How the Process Works
I currently have the utter joy of checking websites out when a library customer submits a Site Review Request. here’s what happens:

  • the library customer goes to a website that is filtered, and gets the “you’ve been blocked” warning page.
  • He/she has the option to send a “site review request” to the library, so a staff member can review the website to see if it really should be filtered.
  • I get the “site review request,” and then check each website to see if it should be filtered or if it can be unblocked (all hopefully according to Missouri and CIPA laws).
  • And then I unblock the site if it “passes go.”

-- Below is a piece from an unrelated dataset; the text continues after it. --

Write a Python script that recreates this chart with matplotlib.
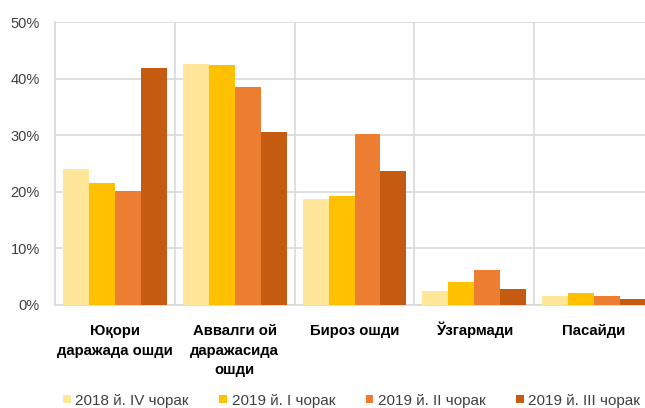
import matplotlib
matplotlib.use("Agg")
import matplotlib.pyplot as plt
import numpy as np
from matplotlib.patches import Patch
from matplotlib.ticker import PercentFormatter

categories = ["Юқори\nдаражада ошди", "Аввалги ой\nдаражасида\nошди", "Бироз ошди", "Ўзгармади", "Пасайди"]
series_names = ["2018 й. IV чорак", "2019 й. I чорак", "2019 й. II чорак", "2019 й. III чорак"]
s2018_q4 = [24.0, 42.6, 18.7, 2.5, 1.6]
s2019_q1 = [21.6, 42.4, 19.2, 4.1, 2.2]
s2019_q2 = [20.1, 38.5, 30.2, 6.1, 1.6]
s2019_q3 = [41.8, 30.6, 23.6, 2.8, 1.0]
yticks = [0, 10, 20, 30, 40, 50]

colors = ["#FFE699", "#FFC000", "#ED7D31", "#C55A11"]
series = [s2018_q4, s2019_q1, s2019_q2, s2019_q3]

plt.rcParams['font.family'] = ['Liberation Sans', 'DejaVu Sans']

fig = plt.figure(figsize=(6.45, 4.08), dpi=100)
ax = fig.add_axes([55/645, 103/408, 599/645, 283/408])

x = np.arange(len(categories))
bw = 0.217
for i, (vals, c) in enumerate(zip(series, colors)):
    ax.bar(x + (i - 1.5) * bw, vals, width=bw, color=c, zorder=3, linewidth=0)

ax.set_xlim(-0.5, len(categories) - 0.5)
ax.set_ylim(0, 50)
ax.set_yticks(yticks)
ax.yaxis.set_major_formatter(PercentFormatter(decimals=0))
ax.set_xticks(x)
ax.set_xticklabels([''] * len(categories))
ax.set_xticks(np.arange(-0.5, len(categories), 1), minor=True)

# category labels, each line on a common baseline
for xi, label in zip(x, categories):
    for j, line in enumerate(label.split('\n')):
        ax.annotate(line, xy=(xi, 0), xycoords=('data', 'axes fraction'),
                    xytext=(0, -30 - j * 19.5), textcoords='offset pixels',
                    ha='center', va='baseline', fontsize=10.7, fontweight='bold',
                    color='black', annotation_clip=False)

ax.grid(axis='y', which='major', color='#D9D9D9', linewidth=1.2, zorder=0)
ax.grid(axis='x', which='minor', color='#D9D9D9', linewidth=1.2, zorder=0)
ax.tick_params(axis='x', which='both', length=0)
ax.tick_params(axis='y', length=0, pad=11, labelsize=10.5, labelcolor='#404040')
for s in ['top', 'right']:
    ax.spines[s].set_visible(False)
ax.spines['left'].set_color('#D9D9D9')
ax.spines['bottom'].set_color('#D9D9D9')
ax.spines['left'].set_linewidth(1.2)
ax.spines['bottom'].set_linewidth(1.2)

handles = [Patch(facecolor=c, edgecolor='none') for c in colors]
fig.legend(handles, series_names, loc='center left', bbox_to_anchor=(63/645, 7.5/408),
           ncol=4, frameon=False, fontsize=11, handlelength=0.5, handleheight=0.5,
           handletextpad=0.3, columnspacing=2.0, borderaxespad=0, borderpad=0,
           labelcolor='#404040')

fig.savefig("out.png", dpi=100)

Although I’m currently “in charge” of this process, it will soon transfer over to various public services departments. I’ve been doing it to make sure everything works and to set up procedures for the whole filtering process.

Gathering Some Statistics
But since I have to do this, I thought I’d have some fun with it (now, now – I know what you’re thinking…). Once we install the full version of this software, we’ll supposedly be able to get statistics (I’m guessing it’ll report things like what website categories patrons have been browsing, and how many library customers and/or websites have been filtered). But until then, I have kept my own stats on the Site Review Requests: I have kept each filtering request since July 2004 (don’t worry – no names are attached to the requests so privacy is preserved), and have dumped each request into categorized folders so I can sift some statistics out of this heap.

These statistics show how many websites, categorized as Pornography by the filtering software, are really porn sites. But only for websites that a library customer has asked the library to review. Make sense? Not sure how scientific these stats are, but they are rather interesting….

My Findings
So – that adds up to 7 months worth of statistics. That totals 855 requests (through January 2005) for the library to review a website that was lumped into a certain category. How accurate do you think it was? Hmm? Can you guess? Try this percent on for size: 42%. Yep, that’s right. 42%! Out of 855 requests to review a website categorized as pornography, only 42% of those websites have REALLY been porn sites. Dang!

So what have the other 58% been? (I’m rounding the percentages, fyi):

  • 9% – broken sites (they either don’t exist, were turned off, or the server was down when it was accessed)
  • 9% – dating and/or social networking types of sites (all those russian dating websites)
  • 3% – music sites. Especially hip-hop artist pages
  • 20% – redirect pages, marketing forms, and domain name placeholder pages
  • 17% – the rest of the “non porn” sites

Conclusions?
Actually, I’m going to make two conclusions:

1. The official “I have an MLS degree” conclusion: The filtering software isn’t doing a good job of filtering by category, because it lumped 58% more websites into a certain category than it needed to… and I was just looking at ONE category. There are a lot more categories, and I’m guessing the statistics would be similar in those categories, too. So that’s bad!

2. Non MLS, “it is helping staff and customers” conclusion: The filtering software, while it’s being a bit “over zealous,” IS categorizing a lot of sites correctly. Our public services staff aren’t having to play “web police” as much since we installed the filter. And a large percentage (29%) of the incorrectly categorized pages aren’t useful websites – they’re either broken sites, sites that no longer exist, redirected marketing scam pages or domain placeholder pages – all pages that most likely weren’t what the library customer had in mind in the first place. So both of those are good.

Plus, we’re also able to use the filter to enforce a library policy. Per our library’s policy, people can’t gamble in the library. So we decided to turn on the Gambling category, too. We just did this, so I don’t know what it’s going to filter. But still, I think it’s pretty cool that we can use the software that we were required to buy (we wanted the E-rate money) for other non-CIPA stuff.